## BEGIN

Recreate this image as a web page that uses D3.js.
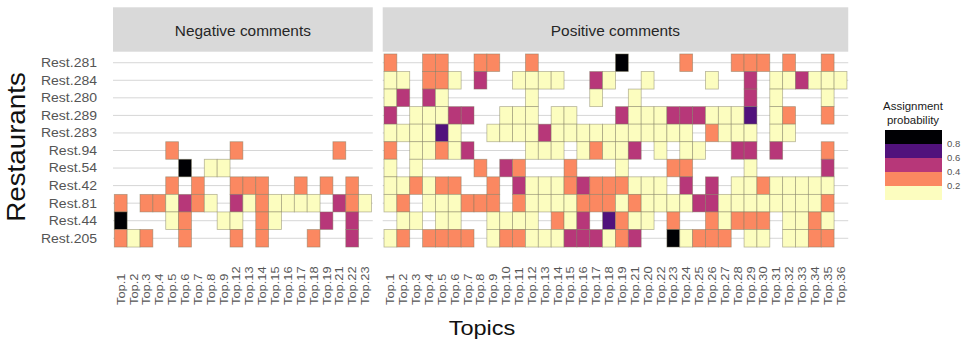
<!DOCTYPE html>
<html>
<head>
<meta charset="utf-8">
<script src="https://cdn.jsdelivr.net/npm/d3@7"></script>
<style>
  html, body { margin: 0; padding: 0; background: #ffffff; }
  svg { display: block; font-family: "Liberation Sans", Arial, sans-serif; }
</style>
</head>
<body>
<script>
const _ = null;

const restaurants = ["Rest.281","Rest.284","Rest.280","Rest.289","Rest.283","Rest.94","Rest.54","Rest.42","Rest.81","Rest.44","Rest.205"];

const negTopics = ["Top.1","Top.2","Top.3","Top.4","Top.5","Top.6","Top.7","Top.8","Top.9","Top.12",
                   "Top.13","Top.14","Top.15","Top.16","Top.17","Top.18","Top.19","Top.21","Top.22","Top.23"];

const posTopics = ["Top.1","Top.2","Top.3","Top.4","Top.5","Top.6","Top.7","Top.8","Top.9","Top.10",
                   "Top.11","Top.12","Top.13","Top.14","Top.15","Top.16","Top.17","Top.18","Top.19","Top.21",
                   "Top.20","Top.22","Top.23","Top.24","Top.25","Top.26","Top.27","Top.28","Top.29","Top.30",
                   "Top.31","Top.32","Top.33","Top.34","Top.35","Top.36"];

// assignment probabilities, one row per restaurant (null = no tile)
const negValues = [
  [_,_,_,_,_,_,_,_,_,_, _,_,_,_,_,_,_,_,_,_],
  [_,_,_,_,_,_,_,_,_,_, _,_,_,_,_,_,_,_,_,_],
  [_,_,_,_,_,_,_,_,_,_, _,_,_,_,_,_,_,_,_,_],
  [_,_,_,_,_,_,_,_,_,_, _,_,_,_,_,_,_,_,_,_],
  [_,_,_,_,_,_,_,_,_,_, _,_,_,_,_,_,_,_,_,_],
  [_,_,_,_,.3,_,_,_,_,.3, _,_,_,_,_,_,_,.3,_,_],
  [_,_,_,_,_,.9,_,.1,.1,_, _,_,_,_,_,_,_,_,_,_],
  [_,_,_,_,.3,_,.3,_,_,.3, .3,.3,_,_,.3,_,.3,_,.3,_],
  [.3,_,.3,.3,.1,.5,.3,.1,_,.5, .1,.3,.1,.1,.1,.1,_,.5,.3,.1],
  [.9,_,_,_,.1,.3,_,_,.1,.1, _,.3,.1,_,_,_,.5,_,.5,_],
  [.3,.1,.3,_,_,.3,_,_,_,.3, _,.3,_,_,_,.3,_,_,.5,_]
];

const posValues = [
  [.3,_,_,.3,.3,_,_,.3,.3,_, _,.3,_,_,_,_,_,_,.9,_, _,_,_,.3,_,_,_,.3,.3,.3, _,.3,_,_,.3,_],
  [.1,.1,_,.3,.3,.1,_,.5,_,_, .1,.1,.1,.1,_,_,.5,.1,_,_, .1,_,_,_,_,.1,_,_,.5,_, .1,.1,.5,.1,.1,.1],
  [.1,.5,_,.5,.1,_,_,_,_,_, _,.1,_,_,_,_,.1,_,_,.1, _,_,_,_,_,_,_,_,.5,_, .1,_,_,_,.1,_],
  [.5,_,.1,.1,.1,.5,.5,_,_,.1, .1,.1,_,.1,.1,_,_,_,.5,.1, .1,.1,.5,.5,.5,.1,.1,.1,.7,_, .1,.3,_,_,.3,_],
  [.1,.1,.1,.1,.7,.1,_,_,.1,.1, .1,.1,.5,.1,.1,.1,.1,.1,.1,.1, .1,.1,.1,.1,_,.3,.1,.1,.1,_, .1,.1,_,_,_,_],
  [.3,_,.1,.1,.3,.1,.5,_,_,_, _,.1,.1,.1,_,.1,.3,.1,.1,.5, _,.1,_,.1,.1,_,_,.5,.5,_, .5,_,_,_,.3,_],
  [.1,_,.1,_,_,_,_,.3,_,.5, .3,_,_,_,.3,_,_,_,.1,_, _,_,.3,.3,_,_,_,_,.1,_, _,_,_,_,.5,_],
  [.1,.1,.3,.1,.3,.3,_,_,.3,_, .5,.1,.1,.1,.3,.5,.3,.3,.3,.1, .1,.1,_,.5,_,.5,_,.1,.1,.3, .1,.1,.1,.1,.1,_],
  [.1,.3,_,.1,.1,.1,.3,.3,.3,_, .3,.1,.1,.1,.1,.3,.3,.3,.1,.3, .1,.1,.1,.1,.5,.5,.1,.1,.1,.1, .1,.1,.1,.1,.3,_],
  [_,.1,.1,_,.1,.1,_,_,.1,.1, .1,.1,_,.3,.1,.5,_,.7,.3,.1, .1,_,.3,_,_,.3,.1,.3,.3,.3, _,.1,.1,.3,.1,_],
  [.1,.3,_,.3,.3,.3,.3,_,.1,.3, .3,.1,.1,.1,.5,.5,.5,.1,.3,.5, _,_,.9,.1,.3,.3,.3,_,.1,.1, _,.1,.1,.3,.3,_]
];

const panelNames = ["Negative comments", "Positive comments"];
const legendBreaks = [0.2, 0.4, 0.6, 0.8];
const legendLabels = ["0.2", "0.4", "0.6", "0.8"];
const binColors = ["#FCFDBF", "#FB8861", "#B73779", "#51127C", "#000004"];

// ---------------------------------------------------------------
const W = 965, H = 342;
const svg = d3.select("body").append("svg").attr("width", W).attr("height", H);

function stretch(sel, f) {
  sel.each(function () {
    const l = this.getComputedTextLength();
    this.setAttribute("textLength", l * f);
    this.setAttribute("lengthAdjust", "spacingAndGlyphs");
  });
}

const color = d3.scaleThreshold().domain(legendBreaks).range(binColors);

const step = 12.86;
const panelTop = 52.2, panelBottom = 248.8;
const stripTop = 7.3;

const y = d3.scaleBand().domain(restaurants).range([panelTop, panelBottom]).paddingInner(0).paddingOuter(0.1);

const panels = [
  { name: panelNames[0], topics: negTopics, values: negValues, x0: 113 },
  { name: panelNames[1], topics: posTopics, values: posValues, x0: 382.7 }
];

panels.forEach(p => {
  const w = (p.topics.length + 0.2) * step;
  const x = d3.scaleBand().domain(p.topics).range([p.x0, p.x0 + w]).paddingInner(0).paddingOuter(0.1);
  const g = svg.append("g");

  // strip
  g.append("rect").attr("x", p.x0).attr("y", stripTop).attr("width", w).attr("height", panelTop - stripTop - 0.5)
    .attr("fill", "#d9d9d9");
  g.append("text").attr("x", p.x0 + w / 2).attr("y", 36).attr("text-anchor", "middle")
    .attr("font-size", 14).attr("fill", "#262626").text(p.name)
    .call(stretch, 1.1);

  // gridlines
  g.selectAll("line.grid").data(restaurants).join("line")
    .attr("x1", p.x0).attr("x2", p.x0 + w)
    .attr("y1", d => y(d) + y.bandwidth() / 2).attr("y2", d => y(d) + y.bandwidth() / 2)
    .attr("stroke", "#d6d6d6").attr("stroke-width", 1);

  // tiles
  const cells = [];
  p.values.forEach((row, i) => row.forEach((v, j) => {
    if (v !== null) cells.push({ r: restaurants[i], t: p.topics[j], v });
  }));
  g.selectAll("rect.tile").data(cells).join("rect")
    .attr("x", d => x(d.t)).attr("y", d => y(d.r))
    .attr("width", x.bandwidth()).attr("height", y.bandwidth())
    .attr("fill", d => color(d.v))
    .attr("stroke", "#7d7a5e").attr("stroke-opacity", 0.55).attr("stroke-width", 0.8);

  // x axis labels (rotated)
  g.selectAll("text.xl").data(p.topics).join("text")
    .attr("transform", d => `translate(${x(d) + x.bandwidth() / 2},305) rotate(-90)`)
    .attr("dy", "0.35em").attr("text-anchor", "start")
    .attr("font-size", 11.5).attr("fill", "#555555").text(d => d)
    .call(stretch, 1.12);
});

// y axis labels
svg.selectAll("text.yl").data(restaurants).join("text")
  .attr("x", 97).attr("y", d => y(d) + y.bandwidth() / 2).attr("dy", "0.35em")
  .attr("text-anchor", "end").attr("font-size", 12.5).attr("fill", "#555555").text(d => d)
  .call(stretch, 1.12);

// axis titles
svg.append("text").attr("transform", "translate(25,147) rotate(-90)").attr("text-anchor", "middle")
  .attr("font-size", 25).attr("fill", "#111").text("Restaurants").call(stretch, 1.11);
svg.append("text").attr("x", 482).attr("y", 335).attr("text-anchor", "middle")
  .attr("font-size", 21).attr("fill", "#111").text("Topics").call(stretch, 1.12);

// legend
const ly = d3.scaleLinear().domain([0, 1]).range([200, 130]);
const bins = [0].concat(legendBreaks).map((b, i, arr) => [b, i < arr.length - 1 ? arr[i + 1] : 1]);
const lg = svg.append("g");
lg.append("text").attr("x", 913).attr("y", 110).attr("text-anchor", "middle").attr("font-size", 11)
  .attr("fill", "#1a1a1a").text("Assignment").call(stretch, 1.04);
lg.append("text").attr("x", 913).attr("y", 123.5).attr("text-anchor", "middle").attr("font-size", 11)
  .attr("fill", "#1a1a1a").text("probability").call(stretch, 1.04);
lg.selectAll("rect").data(bins).join("rect")
  .attr("x", 885).attr("width", 57)
  .attr("y", d => ly(d[1])).attr("height", d => ly(d[0]) - ly(d[1]))
  .attr("fill", d => color((d[0] + d[1]) / 2));
lg.selectAll("text.ll").data(legendBreaks).join("text")
  .attr("x", 947).attr("y", d => ly(d)).attr("dy", "0.35em")
  .attr("font-size", 9.5).attr("fill", "#555555").text((d, i) => legendLabels[i]);
</script>
</body>
</html>
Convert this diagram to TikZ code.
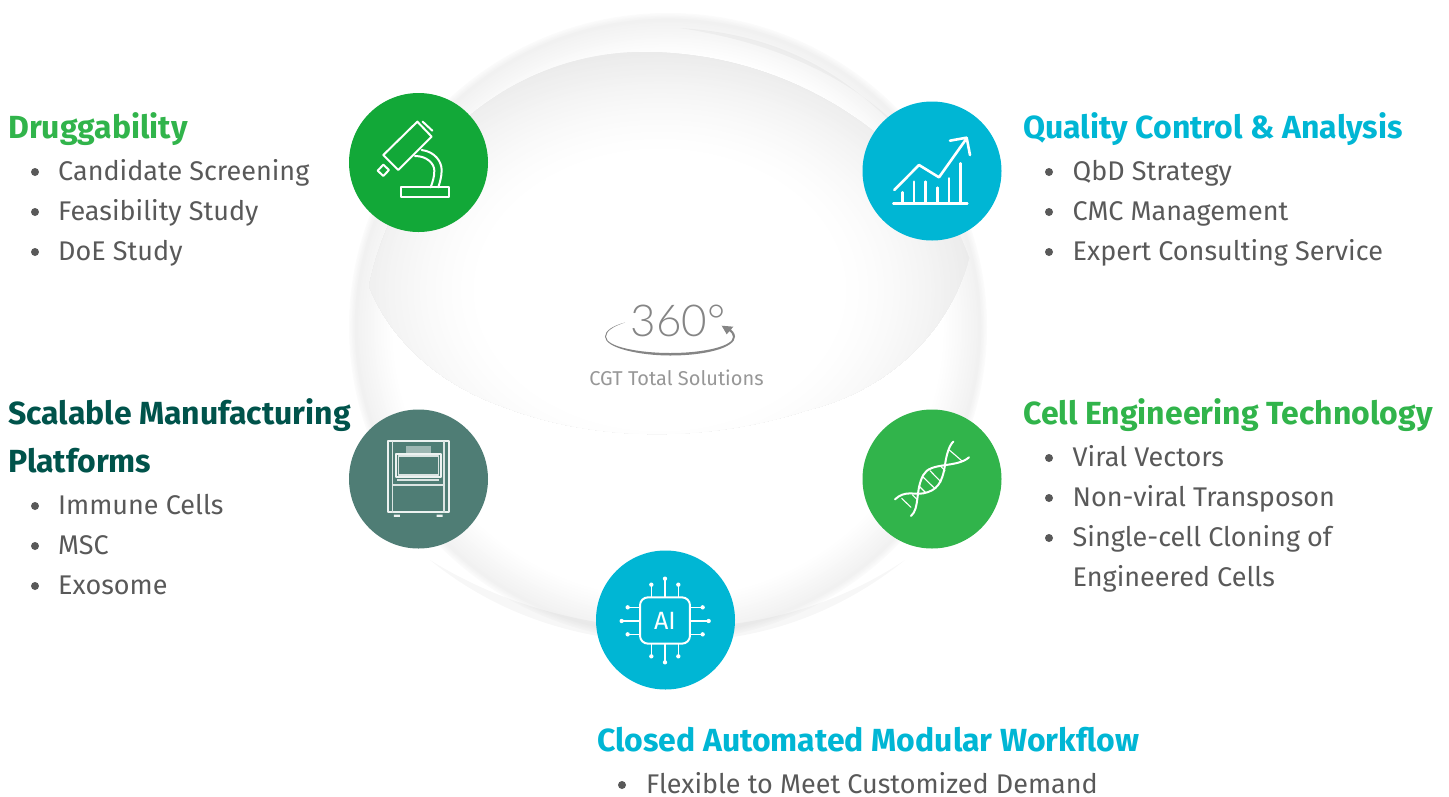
\documentclass[tikz,border=0pt]{standalone}
\usepackage{fontspec}
\setmainfont{Fira Sans}
\newfontfamily\thinfont{Lato Light}
\usetikzlibrary{calc}
\definecolor{grnA}{HTML}{12A838}
\definecolor{grnB}{HTML}{31B44B}
\definecolor{bluA}{HTML}{00B6D4}
\definecolor{tealA}{HTML}{4F7D75}
\definecolor{headT}{HTML}{00534B}
\definecolor{bodyT}{HTML}{595959}
\definecolor{grayT}{HTML}{858585}
\tikzset{
  iconcircle/.style={circle,minimum size=139pt,inner sep=0pt,draw=none},
  iconline/.style={draw=white,line width=2pt,line join=round,line cap=round},
  headtext/.style={anchor=base west,inner sep=0pt,font=\fontsize{32}{32}\selectfont\bfseries},
  itemtext/.style={anchor=base west,inner sep=0pt,text=bodyT,text depth=0pt,font=\fontsize{27}{27}\selectfont},
  dotmark/.style={fill=bodyT},
}
\begin{document}
\begin{tikzpicture}[x=1pt,y=-1pt]
\useasboundingbox (0,0) rectangle (1449,796);
% sphere rim: stacked ellipses from the edge inward
\foreach \tt in {0,...,30}{
  \pgfmathsetmacro{\rr}{1-\tt*0.0045}
  \pgfmathsetmacro{\dk}{\tt<4 ? 1.5+\tt*1.0 : max(0,5.5*(1-(\tt-4)/26))}
  \colorlet{rimcol}{black!\dk!white}
  \fill[rimcol] (668,327) ellipse ({319*\rr} and {314*\rr});
}
\fill[white] (668,327) ellipse ({319*.86} and {314*.86});
% lens
\begin{scope}
\clip (369,286) .. controls (400,140) and (520,52) .. (643,52)
   .. controls (800,52) and (930,150) .. (969,258)
   .. controls (950,330) and (890,390) .. (808,410)
   .. controls (700,445) and (590,440) .. (504,407)
   .. controls (440,385) and (390,340) .. (369,286) -- cycle;
\fill[black!8!white] (340,40) rectangle (1000,500);
\foreach \tt in {0,...,44}{
  \pgfmathsetmacro{\rr}{1-\tt*0.01}
  \pgfmathsetmacro{\dk}{8*(1-\tt/44)^1.5}
  \colorlet{lenscol}{black!\dk!white}
  \fill[lenscol] (660,290) ellipse ({316*\rr} and {240*\rr});
}
\end{scope}
\fill[black,opacity=.03] (680,28) .. controls (790,35) and (860,80) .. (930,165)
  .. controls (880,90) and (790,45) .. (680,28) -- cycle;
\fill[black,opacity=.03] (430,560) .. controls (510,625) and (600,642) .. (668,642)
  .. controls (750,642) and (830,620) .. (905,560)
  .. controls (830,610) and (750,628) .. (668,628)
  .. controls (600,628) and (510,610) .. (430,560) -- cycle;
% circles
\node[iconcircle,fill=grnA] (drug) at (418.5,162.5) {};
\node[iconcircle,fill=bluA] (qual) at (932,171) {};
\node[iconcircle,fill=tealA] (manu) at (418.5,479) {};
\node[iconcircle,fill=grnB] (cell) at (932,479) {};
\node[iconcircle,fill=bluA] (auto) at (665.5,620) {};
% microscope
\begin{scope}[shift={(340,80)},x=.3333pt,y=-.3333pt]
\draw[iconline] (232,125) -- (275,170) -- (175,270) -- (130,225) -- cycle;
\draw[iconline] (113,272) -- (130,254) -- (147,270) -- (130,288) -- cycle;
\draw[iconline] (248,125) -- (277,152);
\draw[iconline] (245,210) .. controls (285,215) and (305,245) .. (305,270) .. controls (305,290) and (300,305) .. (295,322);
\draw[iconline] (225,228) .. controls (260,228) and (283,250) .. (283,272) .. controls (283,292) and (278,305) .. (272,322);
\draw[iconline] (183,322) rectangle (328,352);
\end{scope}
% chart
\begin{scope}[shift={(855,95)},x=.3333pt,y=-.3333pt]
\tikzset{chartline/.style={draw=white,line width=2.6pt,line join=round,line cap=round}}
\draw[chartline] (115,325) -- (337,325);
\foreach \bx/\by in {143/292,177/260,212/260,247/278,282/250,317/205}{\draw[chartline] (\bx,325) -- (\bx,\by);}
\draw[chartline] (118,285) -- (192,210) -- (252,247) -- (335,130);
\draw[chartline] (285,137) -- (335,128) -- (345,180);
\end{scope}
% machine
\begin{scope}[shift={(340,400)},x=.3333pt,y=-.3333pt]
\draw[iconline,white!90!tealA] (143,124) rectangle (327,337);
\draw[iconline,line width=1.2pt,white!80!tealA] (158,124) -- (158,337) (312,124) -- (312,337) (158,255) -- (312,255);
\fill[white,opacity=.45] (198,138) rectangle (272,158);
\draw[iconline,white!90!tealA] (168,162) rectangle (302,230);
\draw[iconline,line width=1.2pt,white!80!tealA] (176,168) rectangle (296,225);
\fill[white,opacity=.8] (170,237) rectangle (298,244);
\fill[white,opacity=.9] (162,344) rectangle (180,351) (290,344) rectangle (308,351);
\end{scope}
% dna
\begin{scope}[shift={(855,400)},x=.3333pt,y=-.3333pt]
\draw[iconline] (120,298) .. controls (150,270) and (175,285) .. (205,280) .. controls (245,272) and (262,250) .. (270,195) .. controls (274,165) and (283,135) .. (295,125);
\draw[iconline] (168,348) .. controls (195,325) and (180,270) .. (205,225) .. controls (225,185) and (305,205) .. (342,172);
\draw[iconline,line width=1.1pt] (140,295) -- (168,322) (172,284) -- (186,298) (192,258) -- (212,278) (205,232) -- (240,266) (225,212) -- (258,246) (255,197) -- (270,212) (283,150) -- (320,182);
\end{scope}
% ai
\begin{scope}[shift={(590,545)},x=.3333pt,y=-.3333pt]
\draw[iconline,rounded corners=8pt] (150,157) rectangle (300,296);
\foreach \px/\py/\qy in {184/119/157,225/101/157,265/119/157,184/334/296,225/352/296,265/334/296}{
  \draw[iconline,line width=1.3pt] (\px,\py) -- (\px,\qy); \fill[white] (\px,\py) circle (6.5);}
\foreach \py/\px/\qx in {187/113/150,228/95/150,268/113/150,187/338/300,228/356/300,268/338/300}{
  \draw[iconline,line width=1.3pt] (\px,\py) -- (\qx,\py); \fill[white] (\px,\py) circle (6.5);}
\node[text=white,inner sep=0pt,font=\fontsize{25}{25}\selectfont] (aitxt) at (225,227) {AI};
\end{scope}
% 360
\node[anchor=base,inner sep=0pt,text=grayT,font=\fontsize{44}{44}\thinfont] (deg) at (678,336) {360°};
\fill[grayT] (625,322.5) .. controls (612,326) and (605,331) .. (605,336.7)
  .. controls (605,348) and (640,355.5) .. (670,355.5)
  .. controls (705,355.5) and (735,348) .. (735,336.5)
  .. controls (735,333) and (732,330) .. (728,327)
  -- (727,330) .. controls (732,332) and (733,335) .. (733,337)
  .. controls (733,346) and (705,353) .. (670,353)
  .. controls (640,353) and (606,347) .. (606,336.7)
  .. controls (606,331) and (613,326.5) .. (625,322.5) -- cycle;
\fill[grayT] (721.7,325.7) -- (733.3,326.7) -- (726.7,334.3) -- cycle;
\node[anchor=base,inner sep=0pt,text=grayT!85!white,font=\fontsize{20}{20}\selectfont] (cgt) at (676.5,385.5) {CGT Total Solutions};
% text
\node[headtext,text=grnB] (h1) at (8,138) {Druggability};
\node[itemtext] (i11) at (58,180) {Candidate Screening};
\node[itemtext] (i12) at (58,220) {Feasibility Study};
\node[itemtext] (i13) at (58,260) {DoE Study};
\node[headtext,text=bluA] (h2) at (1023,138) {Quality Control \& Analysis};
\node[itemtext] (i21) at (1072.5,180) {QbD Strategy};
\node[itemtext] (i22) at (1072.5,220) {CMC Management};
\node[itemtext] (i23) at (1072.5,260) {Expert Consulting Service};
\node[headtext,text=headT] (h3) at (8,424) {Scalable Manufacturing};
\node[headtext,text=headT] (h3b) at (8,472) {Platforms};
\node[itemtext] (i31) at (58,514) {Immune Cells};
\node[itemtext] (i32) at (58,554) {MSC};
\node[itemtext] (i33) at (58,594) {Exosome};
\node[headtext,text=grnB] (h4) at (1023,424) {Cell Engineering Technology};
\node[itemtext] (i41) at (1072.5,466) {Viral Vectors};
\node[itemtext] (i42) at (1072.5,506) {Non-viral Transposon};
\node[itemtext] (i43) at (1072.5,546) {Single-cell Cloning of};
\node[itemtext] (i43b) at (1072.5,586) {Engineered Cells};
\node[headtext,text=bluA] (h5) at (597,751) {Closed Automated Modular Workflow};
\node[itemtext] (i51) at (646,793) {Flexible to Meet Customized Demand};
\foreach \dx/\dy in {35/172,35/212,35/252,1049/172,1049/212,1049/252,35/506,35/546,35/586,1049/458,1049/498,1049/538,622/785}{
  \fill[dotmark] (\dx,\dy) circle (4);}
\end{tikzpicture}
\end{document}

## END

The problem:
Extract all lines from the data in which "this" is found.

The completed task:
Recreate this image as a web page that uses D3.js.
    const l = this.getComputedTextLength();
    this.setAttribute("textLength", l * f);
    this.setAttribute("lengthAdjust", "spacingAndGlyphs");
Convert this diagram to TikZ code.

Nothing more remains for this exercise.